İlk patlamanın ardından telefonlar arkadaşlarını aramaya çalıştığını ancak telefonların çekmediğini belirten Ayşegül Duman, " İkinci patlamadan sonra düştüm. Başımı kaldırdığımda bir yanık kokusu duydum. O yanık et kokusu 16 aydır hep duyuyorum. Kalkmaya çalıştım, sonra yanıma gelenler 'ayağına şarapnel girmiş' kurtulursun dediler. Bir saat yerde bekledim bir tane ambulans gelmedi. Arkadaşlarım beni gazdan korumaya çalıştılar. Bu sırada yanımda yatan yaralı yaşlı bir amaca vardı. Tek yapabildiğim onun elini tutmak oldu. Annem bana 'şükret yaşıyorsun' diyor. Ama ben o günden beri mutlu olamıyorum. Tüm sorumlulardan şikayetçiyim. Biz orada canımızın derdinde iken 'süpürün şunları' diyen polis amirinden şikayetçiyim. İhmali olan kamu görevlilerinden, 'ya kaos ya 400 milletvekili' diyen siyasetçiden, saldırıdan sonra 'oyumuz arttı' diyen siyasiden de şikayetçiyim" dedi.

LÜTFEN BİZİ YALNIZ BIRAKMAYIN

İfadesinin sonunda mahkeme başkanı Selfet Giray'a seslenen Duman, "Katliamların sahipleri yoktur. Ama bu davanın sahipleri bizleriz. Lütfen bizi yalnız bırakmayın, adalet yerini bulsun" dedi.

ARKADAŞIM AĞIR YARALI DEĞİLDİ MAALESEF ATILAN GAZDAN ÖLDÜ

Eyleme Adana'dan geldiğimi belirten Can Ateş, de patlama sonrası hafif yaralanan arkadaşı Ali Kitapçı'nın sıkılan gaz sonrası öldüğünü iddia ederek, "Olay esnasında üzerimize gaz atan, tabancalarını ateşleyen polis memurlarından şikayetçiyiz. Yaralıları tekmeleyerek giden o polislerden şikayetçiyim" dedi.
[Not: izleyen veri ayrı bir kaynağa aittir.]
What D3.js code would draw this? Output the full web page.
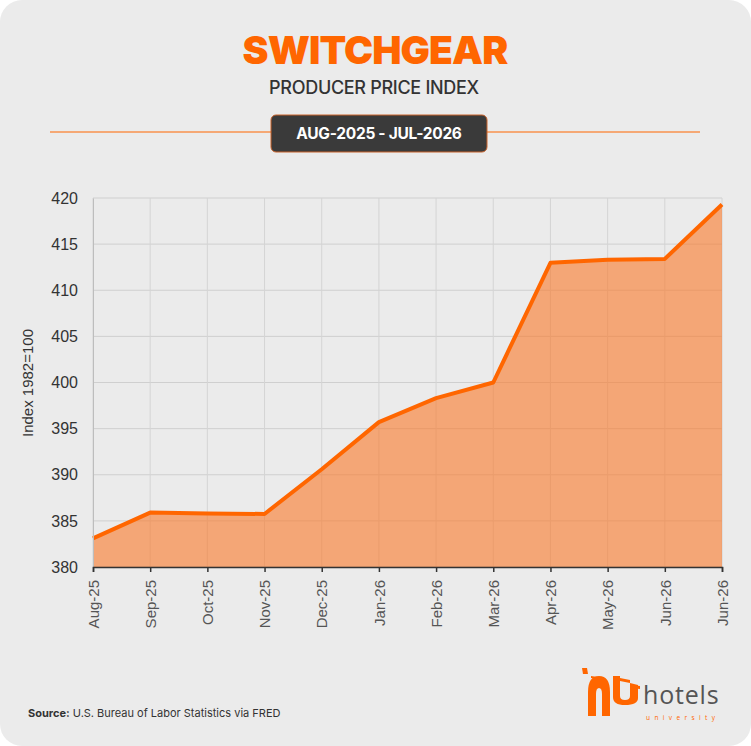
<!DOCTYPE html>
<html>
<head>
<meta charset="utf-8">
<script src="https://cdn.jsdelivr.net/npm/d3@7"></script>
<style>
  html, body { margin: 0; padding: 0; background: #ffffff; }
  svg { display: block; }
</style>
</head>
<body>
<svg id="chart" width="751" height="746"></svg>
<script>
const months = ["Aug-25","Sep-25","Oct-25","Nov-25","Dec-25","Jan-26","Feb-26","Mar-26","Apr-26","May-26","Jun-26","Jun-26"];
const values = [383.1, 385.9, 385.8, 385.75, 390.6, 395.7, 398.3, 400.0, 412.97, 413.3, 413.4, 419.3];
const yTicks = [380, 385, 390, 395, 400, 405, 410, 415, 420];
const titleText = "SWITCHGEAR";
const subtitleText = "PRODUCER PRICE INDEX";
const rangeText = "AUG-2025 - JUL-2026";
const yLabel = "Index 1982=100";

const svg = d3.select("#chart");
const W = 751, H = 746;
const orange = "#ff6600";

// card background
svg.append("rect").attr("x", 0).attr("y", 0).attr("width", W).attr("height", H)
  .attr("rx", 22).attr("fill", "#ebebeb");

// title
svg.append("text").attr("x", 375).attr("y", 64).attr("text-anchor", "middle")
  .attr("font-family", "Inter, 'Open Sans', sans-serif").attr("font-weight", 900)
  .attr("font-size", 39).attr("letter-spacing", -0.9).attr("fill", orange).text(titleText);

svg.append("text").attr("x", 374).attr("y", 94).attr("text-anchor", "middle")
  .attr("font-family", "Inter, 'Open Sans', sans-serif").attr("font-weight", 500)
  .attr("font-size", 18).attr("letter-spacing", -0.3).attr("fill", "#333").text(subtitleText);

// divider line and range box
svg.append("line").attr("x1", 50).attr("x2", 700).attr("y1", 132).attr("y2", 132)
  .attr("stroke", orange).attr("stroke-width", 1.2);
svg.append("rect").attr("x", 271).attr("y", 115).attr("width", 216).attr("height", 37)
  .attr("rx", 5).attr("fill", "#3a3a3a").attr("stroke", "#c8622a").attr("stroke-width", 1);
svg.append("text").attr("x", 379).attr("y", 139).attr("text-anchor", "middle")
  .attr("font-family", "Inter, 'Open Sans', sans-serif").attr("font-weight", 700)
  .attr("font-size", 15.5).attr("letter-spacing", -0.3).attr("fill", "#ffffff").text(rangeText);

// scales
const x = d3.scaleLinear().domain([0, months.length - 1]).range([93, 722]);
const y = d3.scaleLinear().domain([380, 420]).range([567, 198]);

// grid
const grid = svg.append("g");
grid.selectAll("line.h").data(yTicks).join("line")
  .attr("x1", 93).attr("x2", 722).attr("y1", d => y(d)).attr("y2", d => y(d))
  .attr("stroke", "#cfcfcf").attr("stroke-width", 1);
grid.selectAll("line.v").data(months.map((m, i) => i)).join("line")
  .attr("x1", d => x(d)).attr("x2", d => x(d)).attr("y1", 198).attr("y2", 567)
  .attr("stroke", "#d4d4d4").attr("stroke-width", 1);

// area + line
const data = values.map((v, i) => ({i, v}));
svg.append("path").datum(data)
  .attr("d", d3.area().x(d => x(d.i)).y0(y(380)).y1(d => y(d.v)))
  .attr("fill", "rgba(250,120,40,0.6)");
svg.append("path").datum(data)
  .attr("d", d3.line().x(d => x(d.i)).y(d => y(d.v)))
  .attr("fill", "none").attr("stroke", orange).attr("stroke-width", 4)
  .attr("stroke-linejoin", "round");

// y axis
const yAxis = svg.append("g").attr("transform", "translate(93,0)")
  .call(d3.axisLeft(y).tickValues(yTicks).tickSize(0).tickPadding(15).tickFormat(d3.format("d")));
yAxis.select(".domain").attr("stroke", "#bdbdbd");
yAxis.selectAll("text").attr("font-family", "'Liberation Sans', Arial, sans-serif")
  .attr("font-size", 16).attr("fill", "#333");

svg.append("text").attr("transform", "translate(33,383) rotate(-90)").attr("text-anchor", "middle")
  .attr("font-family", "'Liberation Sans', Arial, sans-serif").attr("font-size", 15)
  .attr("fill", "#333").text(yLabel);

// x axis
const xAxis = svg.append("g").attr("transform", "translate(0,567)")
  .call(d3.axisBottom(x).tickValues(months.map((m, i) => i)).tickSize(5).tickPadding(10)
    .tickFormat(i => months[i]));
xAxis.select(".domain").attr("stroke", "#333").attr("stroke-width", 1.5);
xAxis.selectAll(".tick line").attr("stroke", "#333").attr("stroke-width", 1.5);
xAxis.selectAll("text").attr("font-family", "'Liberation Sans', Arial, sans-serif")
  .attr("font-size", 15).attr("fill", "#555")
  .attr("transform", "rotate(-90)").attr("text-anchor", "end")
  .attr("x", -13).attr("y", 0).attr("dy", "0.35em");

// source
const src = svg.append("text").attr("x", 28).attr("y", 717)
  .attr("font-family", "Inter, Roboto, sans-serif").attr("font-size", 11).attr("fill", "#333");
src.append("tspan").attr("font-weight", 700).text("Source:");
src.append("tspan").text(" U.S. Bureau of Labor Statistics via FRED");

// logo
const logo = svg.append("g").attr("fill", orange);
logo.append("path").attr("d", "M582,668 L587,668 L588,674 L583,674 Z");
logo.append("path").attr("d", "M588,716 L588,692 Q588,676 599,676 Q610,676 610,692 L610,716 L602,716 L602,694 Q602,688 599,688 Q596,688 596,694 L596,716 Z");
logo.append("path").attr("d", "M591,676 L604,678 L604,680 L591,678 Z");
logo.append("path").attr("d", "M613,676 L620,676 L620,696 Q620,700 625,700 Q630,700 630,696 L630,683 L638,685 L638,698 Q638,705 625,705 Q613,705 613,697 Z");
logo.append("path").attr("d", "M620,678 L630,680 L630,683 L620,681 Z");
logo.append("path").attr("d", "M631,685 L640,686 L640,689 L631,688 Z");
svg.append("text").attr("x", 643).attr("y", 704)
  .attr("font-family", "'Open Sans', 'Noto Sans', sans-serif").attr("font-weight", 400)
  .attr("font-size", 25).attr("letter-spacing", 0.8).attr("fill", "#555").text("hotels");
svg.append("text").attr("x", 646).attr("y", 720)
  .attr("font-family", "'Open Sans', sans-serif").attr("font-size", 6.5)
  .attr("letter-spacing", 4.4).attr("fill", orange).text("university");
</script>
</body>
</html>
ÇOCUĞUMUN TELEFONUNUN BULUNMASINI RİCA EDİYORUM

Patlamada yaşamını yitiren Mehmet Zakir Karabulut'un babası olduğunu belirten Mehmet Zeki Karabulut, "Ben Bitlis'ten geldim. Maalesef adalet göremedim. Benim oğlum 24 yaşında harita mühendisiydi. O gün Ankara garındaki patlamada yaralı olarak 3 saat 16 dakika sağ kalmış. Erken müdahale edilseydi kurtulma şansı olurdu. 15 Temmuzda yaşamını kaybedenlerin ailelere ile bize devletin bakış açısı farklı. Asıl ayrımcılık, bölücülük bu. Acılı bir babaya layık görülen maaş 110 lira 75 kuruş" diyerek mahkeme başkanına belgesini gösterdi. Karabulut ayrıca oğlunun patlama anında cebindeki telefonunu bulamadıklarını belirterek, "Bana o telefonla haber verdi. Maalesef o telefon bulunamıyor. Her gidişimde annesi bana soruyor. 'Neden diyorum' O gün kuzeni o telefonla fotoğraflarını çekmiş. Onu görmek istiyorum. Çocuğumun telefonunun bulunmasını rica ediyorum" dedi.

Müştekilerden bazılarının ifadeleri de şöyle;

PATLAMADAN ÖNCE BİR TERSLİK OLDUĞUNU HİSSETTİK

Erdoğan Tetik: "Katliamda kaybettiğimiz Korkmaz Tetik'in babasıyım. Eyleme eşim, kızım ve oğlumla geldik. Ölümlerin durması için, barış için eyleme geldik. En basit eylemde bile tomalar, akrepler köşe başlarında dururken, böyle büyük bir eylemde bir tane trafik polisi gördük. Patlamadan önce bu terslik olduğunu düşündüm ve yanımdakilere söyledim. Garın önüne geldiğimizde, oğluma telefon geldi biraz uzaklaştı. İlk patlamayı ses bombası sandım. İkinci saldırıda gökyüzüne bir şeylerin fırladığını gördüm. O arada gara doğru kaçarak oğlumu aradım ancak telefonları çekmiyordu. Tam alana doğru giderken polis gaz atmaya başladı. Benim oğlum yaralı halde yaklaşık yarım saat ambulans bekledi. Gelmeyince ses aracıyla hastaneye götürüldü. Yaralılara müdahale edenleri engellemek için gaz atıldı. Raporlara göre ölümlerin yüzde 10 fazla olmasının nedeni gaz atılması."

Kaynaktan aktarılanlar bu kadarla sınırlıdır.